No respectable New Yorker would tolerate that in Central Park, even if crime were a problem. And Rudy Giuliani handled crime by hiring police, not destroying parks.

Councilmember Ray Grabinski has dissented from his colleagues on Scherer Park. LBReport.com reported this and provided extended transcript excerpts of Mr. Grabinski's statements.

But when the spotlight was off, so was he. Nearly two years ago, when park protection advocates favored a substantive Charter Amendment, he offered a limp wick: a Muni Code scheme that wouldn't bind future Councils and was mislabeled "parks in perpetuity." He arrogantly lectured LB park protection advocates, including Ann Cantrell, about it:

I would like us to put into the Municipal Code that park land is for parks and recreation use, and that if we want to change that, we would have to take the ordinance that we have and amend it, which means there'd be two notices to the public before any of that took place. ...
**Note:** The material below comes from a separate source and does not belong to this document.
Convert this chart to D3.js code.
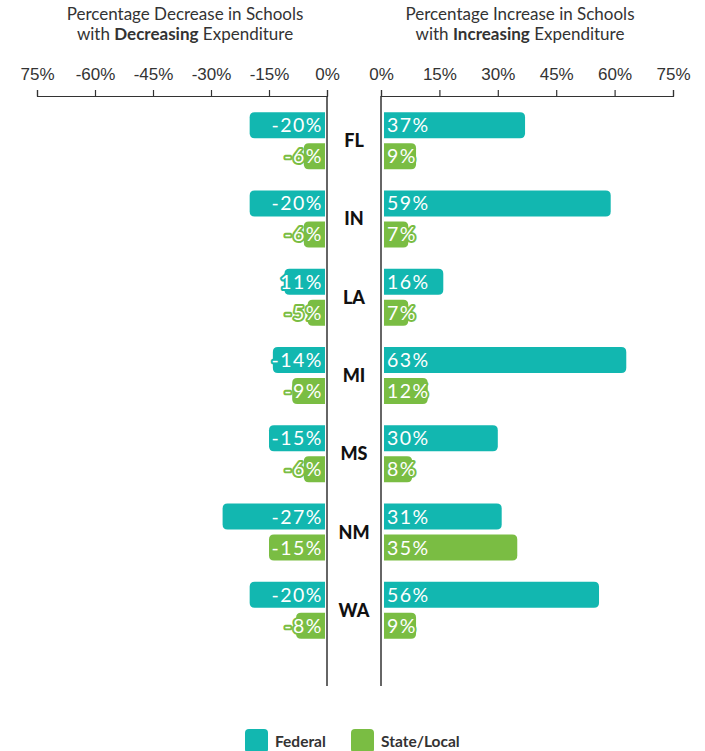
<!DOCTYPE html>
<html>
<head>
<meta charset="utf-8">
<script src="https://cdn.jsdelivr.net/npm/d3@7"></script>
<style>
  body { margin: 0; background: #fff; }
  svg { display: block; font-family: Lato, "Open Sans", sans-serif; }
</style>
</head>
<body>
<div id="chart"></div>
<script>
(function(){

  var width = 705;
  var height = 751;

  // data
  var states = ['FL', 'IN', 'LA', 'MI', 'MS', 'NM', 'WA'];
  var federalDecrease = [-20, -20, -11, -14, -15, -27, -20];
  var stateDecrease = [-6, -6, -5, -9, -6, -15, -8];
  var federalIncrease = [37, 59, 16, 63, 30, 31, 56];
  var stateIncrease = [9, 7, 7, 12, 8, 35, 9];
  var federalDecreaseLabels = ['-20%', '-20%', '11%', '-14%', '-15%', '-27%', '-20%'];
  var stateDecreaseLabels = ['-6%', '-6%', '-5%', '-9%', '-6%', '-15%', '-8%'];
  var leftTicks = [-75, -60, -45, -30, -15, 0];
  var leftTickLabels = ['75%', '-60%', '-45%', '-30%', '-15%', '0%'];
  var rightTicks = [0, 15, 30, 45, 60, 75];
  var rightTickLabels = ['0%', '15%', '30%', '45%', '60%', '75%'];
  var seriesNames = ['Federal', 'State/Local'];

  var teal = '#12b7b0';
  var green = '#7abd43';
  var ink = '#333';

  var svg = d3.select('#chart')
              .append('svg')
              .attr('width', width)
              .attr('height', height);

  var xLeft = d3.scaleLinear().domain([-75, 0]).range([37, 327]);
  var xRight = d3.scaleLinear().domain([0, 75]).range([381, 673]);
  var y = d3.scaleBand().domain(states).range([102, 650]);
  var axisY = 96;

  // titles
  var titles = [
    { x: 185, l1: 'Percentage Decrease in Schools', pre: 'with ', bold: 'Decreasing', post: ' Expenditure' },
    { x: 520, l1: 'Percentage Increase in Schools', pre: 'with ', bold: 'Increasing', post: ' Expenditure' }
  ];
  titles.forEach(function(t) {
    svg.append('text')
       .attr('x', t.x).attr('y', 20)
       .attr('text-anchor', 'middle')
       .attr('font-size', 17)
       .attr('fill', ink)
       .text(t.l1);
    var line2 = svg.append('text')
       .attr('x', t.x).attr('y', 40)
       .attr('text-anchor', 'middle')
       .attr('font-size', 17)
       .attr('fill', ink);
    line2.append('tspan').text(t.pre);
    line2.append('tspan').attr('font-weight', 700).text(t.bold);
    line2.append('tspan').text(t.post);
  });

  // axes
  function styleAxis(g) {
    g.selectAll('path, line').attr('stroke', ink).attr('stroke-width', 1.2);
    g.selectAll('text').attr('fill', ink).attr('font-size', 17);
  }

  svg.append('g')
     .attr('transform', 'translate(0,' + axisY + ')')
     .call(d3.axisTop(xLeft).tickValues(leftTicks)
       .tickFormat(function(d, i) { return leftTickLabels[i]; })
       .tickSize(6).tickPadding(10))
     .call(styleAxis);

  svg.append('g')
     .attr('transform', 'translate(0,' + axisY + ')')
     .call(d3.axisTop(xRight).tickValues(rightTicks)
       .tickFormat(function(d, i) { return rightTickLabels[i]; })
       .tickSize(6).tickPadding(10))
     .call(styleAxis);

  // vertical baselines
  [xLeft(0), xRight(0)].forEach(function(x) {
    svg.append('line')
       .attr('x1', x).attr('x2', x)
       .attr('y1', axisY).attr('y2', 686)
       .attr('stroke', ink).attr('stroke-width', 1.5);
  });

  // bar with rounded outer end only
  function barPath(xIn, xOut, y0, h, r) {
    var dir = xOut < xIn ? -1 : 1;
    var w = Math.abs(xOut - xIn);
    r = Math.min(r, w / 2, h / 2);
    return 'M' + xIn + ',' + y0 +
      'L' + (xOut - dir * r) + ',' + y0 +
      'Q' + xOut + ',' + y0 + ' ' + xOut + ',' + (y0 + r) +
      'L' + xOut + ',' + (y0 + h - r) +
      'Q' + xOut + ',' + (y0 + h) + ' ' + (xOut - dir * r) + ',' + (y0 + h) +
      'L' + xIn + ',' + (y0 + h) + 'Z';
  }

  var barH = 26;
  var series = [
    { values: federalDecrease, labels: federalDecreaseLabels, side: 'left', color: teal, dy: -29 },
    { values: stateDecrease, labels: stateDecreaseLabels, side: 'left', color: green, dy: 2 },
    { values: federalIncrease, labels: federalIncrease.map(function(v) { return v + '%'; }), side: 'right', color: teal, dy: -29 },
    { values: stateIncrease, labels: stateIncrease.map(function(v) { return v + '%'; }), side: 'right', color: green, dy: 2 }
  ];

  series.forEach(function(s) {
    var data = states.map(function(st, i) { return { state: st, value: s.values[i], label: s.labels[i] }; });
    var g = svg.append('g');
    var left = s.side === 'left';

    g.selectAll('path')
     .data(data)
     .enter()
     .append('path')
     .attr('d', function(d) {
       var c = y(d.state) + y.bandwidth() / 2;
       if (left) return barPath(xLeft(0) - 2, xLeft(d.value), c + s.dy, barH, 5);
       return barPath(xRight(0) + 3, xRight(d.value), c + s.dy, barH, 5);
     })
     .attr('fill', s.color);

    g.selectAll('text')
     .data(data)
     .enter()
     .append('text')
     .attr('x', left ? xLeft(0) - 4 : xRight(0) + 6)
     .attr('y', function(d) { return y(d.state) + y.bandwidth() / 2 + s.dy + barH / 2 + 7; })
     .attr('text-anchor', left ? 'end' : 'start')
     .attr('font-size', 19.5)
     .attr('letter-spacing', 1.5)
     .attr('fill', '#fff')
     .attr('stroke', s.color)
     .attr('stroke-width', 4)
     .attr('stroke-linejoin', 'round')
     .attr('paint-order', 'stroke')
     .text(function(d) { return d.label; });
  });

  // state labels
  svg.selectAll('.state')
     .data(states)
     .enter()
     .append('text')
     .attr('class', 'state')
     .attr('x', (xLeft(0) + xRight(0)) / 2)
     .attr('y', function(d) { return y(d) + y.bandwidth() / 2 + 6; })
     .attr('text-anchor', 'middle')
     .attr('font-size', 18)
     .attr('font-weight', 900)
     .attr('fill', '#111')
     .text(function(d) { return d; });

  // legend
  var legend = svg.selectAll('.legend')
     .data(seriesNames)
     .enter()
     .append('g')
     .attr('class', 'legend')
     .attr('transform', function(d, i) { return 'translate(' + (245 + i * 106) + ',729)'; });

  legend.append('rect')
     .attr('width', 23).attr('height', 24).attr('rx', 4)
     .attr('fill', function(d, i) { return i === 0 ? teal : green; });

  legend.append('text')
     .attr('x', 30).attr('y', 18)
     .attr('font-size', 15.5)
     .attr('font-weight', 700)
     .attr('fill', ink)
     .text(function(d) { return d; });

})();
</script>
</body>
</html>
So this is not going to be what some people wanted, and Ann Cantrell and I are good friends. Ann Cantrell would love to have all the voters decide once and for all what goes into parks. And that may happen. That may happen. It's not gonna happen this week, or this month."

Thanks a load, Ray. The last thing LB residents need are more "opportunities" to be "heard" while City Hall retains the power to say no. That keeps politicians talking about parks while bulldozers roll.

Mr. Grabinski (termed out as a Council incumbent and running for Mayor for the second time) recently showed up at a City Hall run meeting on a new "open space plan" and indicated he supports having the public decide on parks.

Thanks a second load, Ray. Councilmembers can make motions and cast Council votes. A Mayor can't make motions or cast Council votes. A Council incumbent who didn't even make a motion to give the public power over parks when he could vote shouldn't be trusted to do more when he can't vote. Councilman Grabinski's record on this actually provides a very good reason why he should not be Mayor.

After the bruising Scherer Park vote, 5th district Councilwoman Jackie Kell vowed never to repeat the trainwreck in another park. That's good thinking, since her constituents cherish park land and her district could be the worst impacted.

Councilwoman Kell agendized discussion of a ballot measure to stop non park uses in parks, but left specifics vague and yanked it off the agenda on the night it was to be heard. It hasn't returned since.

This is the right time for Councilwoman Kell to reagendize the item...and invite park protection advocates to submit their draft proposal to the Charter Amendment committee for action.

(If 4th district Councilman Dennis Carroll opposes this, he will further annoy some of his already annoyed constituents.)

Meanwhile, City Hall's Recreation Commission (Mayor chosen, Council approved) is fermenting its own proposed Charter Amendment. We haven't seen the final version but we assume it focuses on giving non-elected Recreation Commissioners some role in park matters.

This is backwards. City Hall's hand selected Commissioners shouldn't be given more power; the public should.

City Hall is backing another losing strategy. A Rec. Commission Charter Amendment won't fool voters into approving what City Hall really wants: a tax increase ("bond") giving the same people who engineered the erasure of part of Scherer Park more money to spend on "parks" as they see fit.

The only way LB voters might support a local park bond is if City Hall puts a Charter Amendment on the ballot, drafted by park protection advocates, giving LB voters the legal right to prevent replays of Scherer Park in other LB parks.

If bulldozers roll at Scherer Park, leaving mangled, uprooted and sawed off trees in their wake, the lesson must be made clear in every LB neighborhood:

City Hall can do this to any LB park as long as we don't have a Charter Amendment preventing it.